By Natalie F. Jones
KANSAS CITY – Ronald Washington remembers a time when there were more jobs in his community. He says the streets need to be cleaned up and parks built.
When elected officials start addressing the concerns of citizens, he’ll participate in the political system.
Until then, he will be a nonvoter.
Washington, 30, lives in Kansas City, Mo., but grew up in Kansas City, Kansas, and lived in Germany and Texas for a few years before moving back to the Missouri side of the city. He recently started a new job at a plant that makes mufflers for Ford, and before that he worked at an air brake company.
Washington has never voted in an election. He is not registered to vote, and doesn’t see how his vote can make an impact.
“It really doesn’t make a difference to me. Because it’s always the same old stuff. Nothing ever changes,” he said.
A survey by the Medill School of Journalism found six types of nonvoters. Washington most resembles the “Too Busy” category, which make up 20 percent of nonvoters – he works full time, many of his family and friends vote, and he believes government can play a role in helping society. But he has never participated.

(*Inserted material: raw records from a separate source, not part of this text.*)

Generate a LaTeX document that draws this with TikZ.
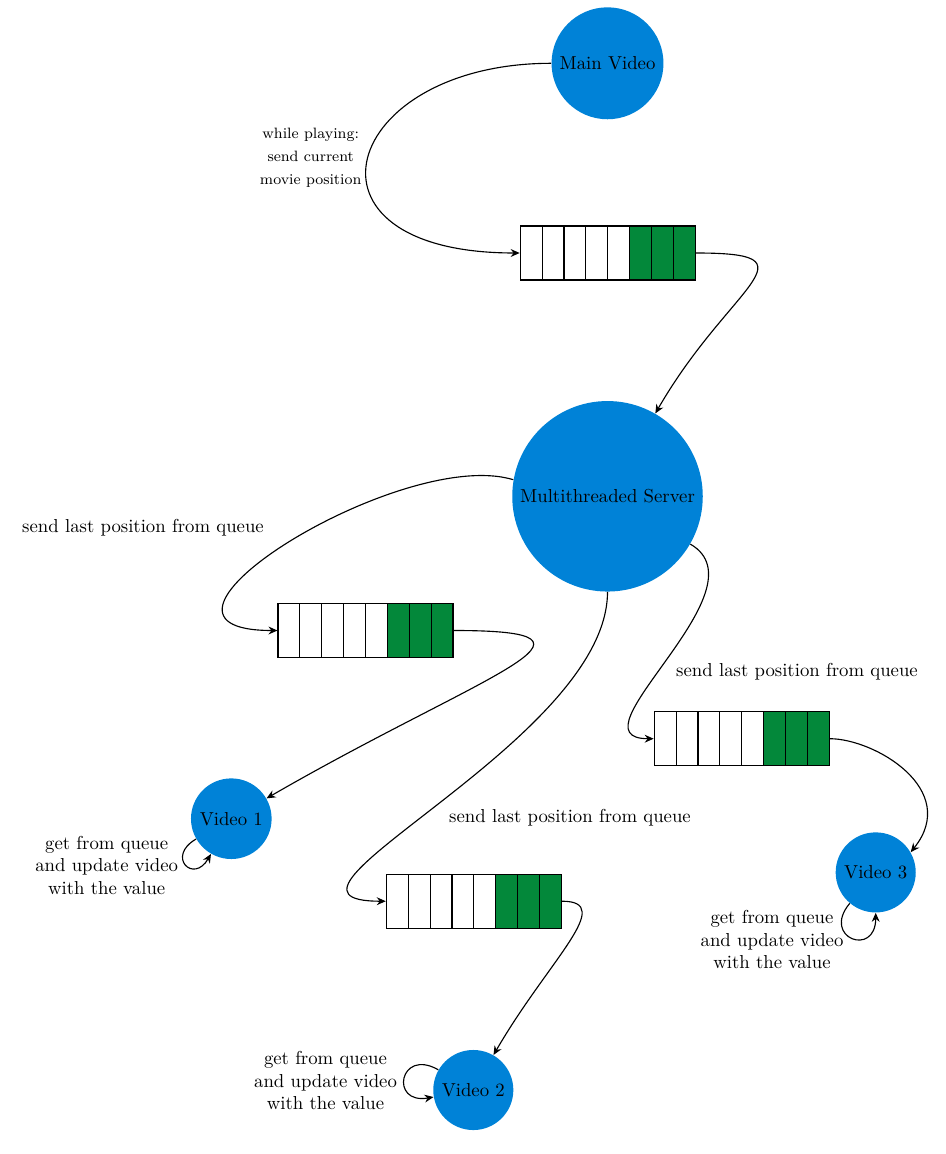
\documentclass[tikz,border=0pt]{standalone}
\usetikzlibrary{calc,arrows.meta}
\definecolor{nodeblue}{RGB}{0,130,215}
\definecolor{qgreen}{RGB}{3,136,58}
\tikzset{
  bignode/.style={circle, fill=nodeblue, inner sep=0pt, text=black},
  queue/.style={draw, line width=0.6pt, minimum width=93.3pt, minimum height=28.8pt, inner sep=0pt,
    path picture={
      \fill[qgreen] ($(path picture bounding box.south west)!0.625!(path picture bounding box.south east)$) rectangle (path picture bounding box.north east);
      \foreach \i in {1,...,7}
        \draw[line width=0.6pt] ($(path picture bounding box.south west)!\i/8!(path picture bounding box.south east)$) -- ($(path picture bounding box.north west)!\i/8!(path picture bounding box.north east)$);
    }},
  conn/.style={line width=0.6pt, -{Stealth[length=4.8pt,width=4.2pt,inset=1.6pt]}},
  lbl/.style={align=center, inner sep=0pt}
}
\begin{document}
\begin{tikzpicture}[x=0.5333pt, y=-0.5333pt]
\useasboundingbox (0,0) rectangle (945,1154);

\node[bignode, minimum size=59.7pt] (mv) at (607.5,63.3) {Main Video};
\node[queue] (q1) at (607.7,253) {};
\node[bignode, minimum size=101.6pt] (srv) at (607.5,496.3) {Multithreaded Server};
\node[queue] (q2) at (365.5,630.5) {};
\node[queue] (q3) at (741.7,738.7) {};
\node[queue] (q4) at (473.8,901.2) {};
\node[bignode, minimum size=43pt] (v1) at (231.3,818.7) {Video 1};
\node[bignode, minimum size=42.7pt] (v2) at (473.3,1090) {Video 2};
\node[bignode, minimum size=42.7pt] (v3) at (875.7,872.4) {Video 3};

\node[lbl, font=\footnotesize] (lwp) at (310.7,158) {while playing:\\[2.8pt] send current\\[2.8pt] movie position};
\node[lbl] (ls1) at (143,528) {send last position from queue};
\node[lbl] (ls2) at (797,671.7) {send last position from queue};
\node[lbl] (ls3) at (570,817.3) {send last position from queue};
\node[lbl] (lv1) at (106.7,865) {get from queue\\and update video\\with the value};
\node[lbl] (lv2) at (325.5,1080.5) {get from queue\\and update video\\with the value};
\node[lbl] (lv3) at (772,939.5) {get from queue\\and update video\\with the value};

\draw[conn] (mv.west) .. controls +(-210,0) and +(-236,0) .. (q1.west);
\draw[conn] (q1.east) .. controls +(125,0) and +(75,-130) .. (srv.60);
\draw[conn] (srv.170) .. controls +(-112.5,-34) and +(-172,0) .. (q2.west);
\draw[conn] (q2.east) .. controls +(180,0) and +(216.5,-125) .. (v1.30);
\draw[conn] (srv.south) .. controls +(0,150) and +(-150,0) .. (q4.west);
\draw[conn] (q4.east) .. controls +(55,0) and +(55,-95) .. (v2.60);
\draw[conn] (srv.-30) .. controls +(78,45) and +(-88,0) .. (q3.west);
\draw[conn] (q3.east) .. controls +(45,0) and +(50,-62.6) .. (v3.30);

\draw[conn] (v1.210) .. controls +(-30.3,17.5) and +(-17.5,30.3) .. (v1.240);
\draw[conn] (v2.150) .. controls +(-39,-22.5) and +(-44.3,7.8) .. (v2.190);
\draw[conn] (v3.230) .. controls +(-28.9,34.5) and +(0,45) .. (v3.270);
\end{tikzpicture}
\end{document}
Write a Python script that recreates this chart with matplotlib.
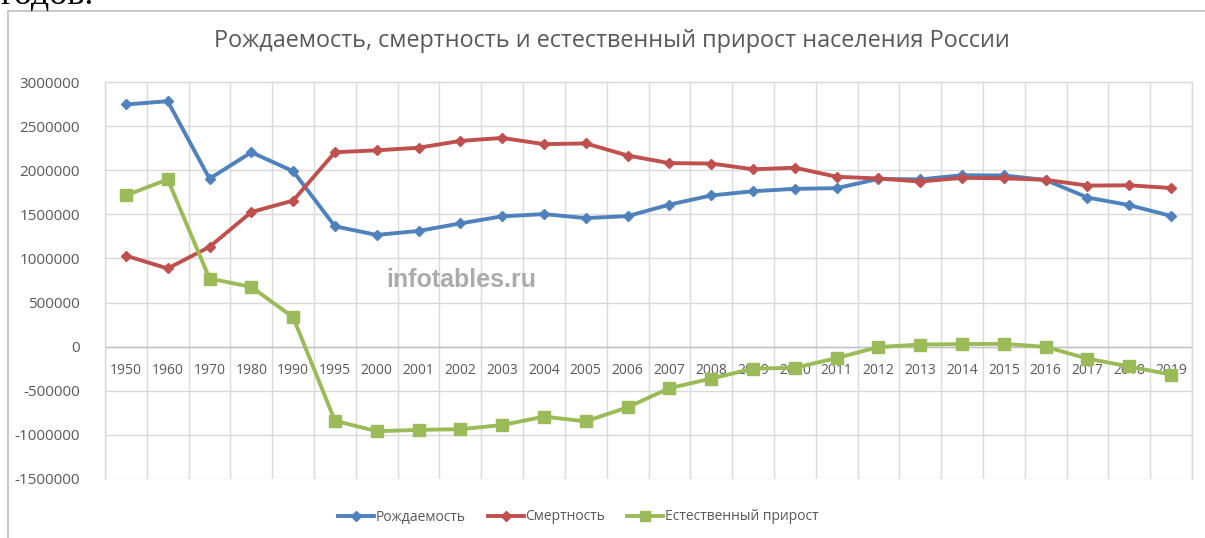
import matplotlib
matplotlib.use("Agg")
import matplotlib.pyplot as plt
from matplotlib.patches import Rectangle
from matplotlib.lines import Line2D

years = ["1950", "1960", "1970", "1980", "1990", "1995", "2000", "2001", "2002",
         "2003", "2004", "2005", "2006", "2007", "2008", "2009", "2010", "2011",
         "2012", "2013", "2014", "2015", "2016", "2017", "2018", "2019"]

births = [2745000, 2782353, 1903713, 2202779, 1988858, 1363806, 1266800, 1311604,
          1396967, 1477301, 1502477, 1457376, 1479637, 1610122, 1713947, 1761687,
          1788948, 1796629, 1902084, 1895822, 1942683, 1940579, 1888729, 1690307,
          1604344, 1481074]

deaths = [1031000, 886090, 1131183, 1525755, 1655993, 2203811, 2225332, 2254856,
          2332272, 2365826, 2295402, 2303935, 2166703, 2080445, 2075954, 2010543,
          2028516, 1925720, 1906335, 1871809, 1913613, 1908541, 1891015, 1826125,
          1828910, 1798307]

natural = [1714000, 1896263, 772530, 677024, 332865, -840005, -958532, -943252,
           -935305, -888525, -792925, -846559, -687066, -470323, -362007, -248856,
           -239568, -129091, -4251, 24013, 29070, 32038, -2286, -135818, -224566,
           -317233]

yticks = [3000000, 2500000, 2000000, 1500000, 1000000, 500000, 0,
          -500000, -1000000, -1500000]

title = "Рождаемость, смертность и естественный прирост населения России"
labels = ["Рождаемость", "Смертность", "Естественный прирост"]
colors = ["#4F81BD", "#C0504D", "#9BBB59"]

W, H = 1205, 538
fig = plt.figure(figsize=(W / 100, H / 100), dpi=100)
fig.patch.set_facecolor("white")

# outer chart frame (cut off at right/bottom)
fig.patches.append(Rectangle((8 / W, -0.05), 1.1, 1 - 10.5 / H + 0.05,
                             transform=fig.transFigure, fill=False,
                             edgecolor="#BFBFBF", linewidth=1.2))
# cut-off text above chart
fig.text(0.0, 1 - 4 / H, "годов.", family="Liberation Serif", fontsize=26,
         color="black", ha="left", va="baseline")

ax = fig.add_axes([105 / W, 1 - 479 / H, (1192 - 105) / W, (479 - 82) / H])
x = list(range(len(years)))

ax.plot(x, births, color=colors[0], lw=2.8, marker="D", ms=5.5,
        label=labels[0], zorder=4, solid_joinstyle="round")
ax.plot(x, deaths, color=colors[1], lw=2.8, marker="D", ms=5.5,
        label=labels[1], zorder=4, solid_joinstyle="round")
ax.plot(x, natural, color=colors[2], lw=2.8, marker="s", ms=8,
        label=labels[2], zorder=4, solid_joinstyle="round")

ax.set_xlim(-0.5, len(years) - 0.5)
ax.set_ylim(-1500000, 3000000)
ax.set_yticks(yticks)
ax.set_yticklabels([str(v) for v in yticks])
ax.set_xticks(x)
ax.set_xticklabels(years)

ax.set_xticks([i - 0.5 for i in range(len(years) + 1)] + [i for i in x], minor=True)
ax.grid(True, which="minor", axis="x", color="#D9D9D9", lw=1)
ax.grid(True, which="major", axis="y", color="#D9D9D9", lw=1)
ax.grid(False, which="major", axis="x")
ax.set_axisbelow(True)

for s in ["left", "right", "top"]:
    ax.spines[s].set_color("#D9D9D9")
    ax.spines[s].set_linewidth(1)
ax.spines["bottom"].set_position(("data", 0))
ax.spines["bottom"].set_color("#BFBFBF")
ax.spines["bottom"].set_linewidth(1)
ax.spines["bottom"].set_zorder(1)

ax.tick_params(axis="both", which="both", length=0)
ax.tick_params(axis="y", pad=18, labelsize=11, labelcolor="#595959")
ax.tick_params(axis="x", pad=12, labelsize=10, labelcolor="#595959")
for t in ax.get_yticklabels() + ax.get_xticklabels():
    t.set_family("Open Sans")

fig.text(612 / W, 1 - 41 / H, title, family="Open Sans", fontsize=16.8,
         color="#595959", ha="center", va="center")

fig.text(461 / W, 1 - 280 / H, "infotables.ru", family="Liberation Sans",
         fontweight="bold", fontsize=18, color="#ABABAB", ha="center",
         va="center", zorder=3)

handles = [Line2D([], [], color=colors[0], lw=2.8, marker="D", ms=5),
           Line2D([], [], color=colors[1], lw=2.8, marker="D", ms=5),
           Line2D([], [], color=colors[2], lw=2.8, marker="s", ms=7)]
fig.legend(handles, labels, loc="center", bbox_to_anchor=(578 / W, 1 - 517 / H),
           ncol=3, frameon=False, prop={"family": "Open Sans", "size": 10},
           handlelength=2.6, handletextpad=0.1, columnspacing=1.6,
           labelcolor="#595959")

fig.savefig("out.png", dpi=100, facecolor="white")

Growing up, his father voted and told him it was important to vote, but the message didn’t sink in for Washington. His fiancé also votes, but they don’t discuss politics.
Washington is frustrated by the problems and lack of progress in his community.
“It’s really not all [President Barack] Obama’s fault,” he said. “You’ve got your governors, your mayors, people who could do stuff also; clean up the streets, maybe like put some parks out here. Kids don’t have anywhere to play.”
Washington wants evidence that the system works before he participates.
“If they start doing things like that, I’ll probably go vote.”
But there was one issue that got Washington’s attention in the 2012 election, and almost got him out to the polls. Proposition B on the Missouri ballot would have raised cigarette taxes from 17 cents a pack to 90 cents a pack, and put the money raised toward a health and education fund. Washington is a smoker, and was against the initiative.
“I wanted to go vote for that, but I didn’t,” he said. “I was paying attention to that because they had it on all the stores – ‘cigarettes is going up, vote, vote vote’ – but I’m pretty sure they got enough voters. There’s a lot of smokers in Missouri, they didn’t need me.”
The proposition was defeated by a slim margin – 51 percent to 49 percent.
If he had voted for president, he said he probably would have voted for Obama. But he doesn’t believe politicians really care about him and the issues he and his family face.
“They just want my vote, but after that, you know, like I said, they don’t do what they say,” he said. “So that’s why I don’t vote.”